Can casinos state budget fix?

Competing groups of House members plan to air their views today on whether gambling is the solution to the state’s budget deficit.

Rep. Jim Craig, D-Manchester, said he has invited any House members who support legalized slot machines to join him at a noon press conference.

Rep. David Hess, R-Hooksett, plans to bring Attorney General Kelly Ayotte to a forum on why slot machine gambling would be bad for the state.

The House has traditionally opposed expanded gambling, while the Senate has been more receptive.

The issue is expected to move the forefront next week as a committee of conference on the budget hammers out a revenue package to support roughly $11.5 billion in spending over the next two years.

The gambling package that passed in the Senate budget plan, on a 16-8 vote, calls for up to 13,000 slot machines at race tracks and two North Country casinos. The bill prices licenses at $50 million for the Rockingham Park horse track, and $20 million each at dog tracks in Belmont and Seabrook and the potential casinos.

Ayotte and police chiefs are opposed to any expansion of gaming that includes slot machines. Hess complained that the Senate plan hasn’t been through a single public hearing, and was passed as a last minute budget fix in the Senate Finance Committee.

He said a noon session of the ad-hoc House Anti-Casino Coalition will focus on discussion of the plan’s shortcomings.

“Even if it can’t go through the whole vetting process, this is a major policy decision and we’d better know more about,” said Hess.

Craig said he doesn’t know how many House members will show up with him today. The closest a casino bill came to passage in the House this year was a 295-72 vote that killed the bill, HB 593.

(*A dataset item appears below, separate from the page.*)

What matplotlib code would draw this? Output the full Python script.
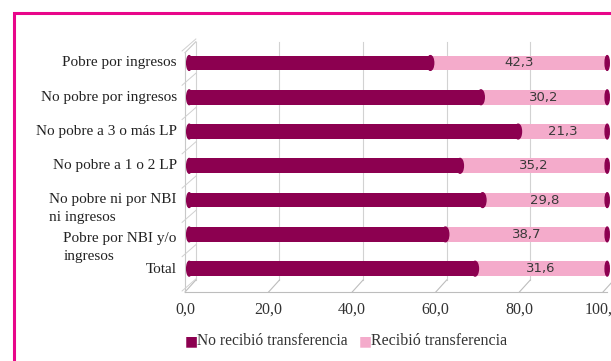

Craig said, “I’m a realist. It’s never gotten a really good reception in the House. I just want people in the House to know it’s a viable option. Sometimes they need cover, to hear someone say this is the way to go even if it’s not leadership’s preferred source of revenue.”

Rep. Christine Hamm, D-Hopkinton, who chaired a 16-month study of gambling expansion, will be with Craig.

“I went into the study with an open but, I think, skeptical mind,” she said. “We have all this information and I don’t think people have looked at it without having their minds already made up.”

Sen. Lou D’Allesandro, D-Manchester, estimated that passage of a slot machine bill would produce $205 million over the next two years. Lately he has cautioned that it could take time for the full build-out of a legalized system to take place.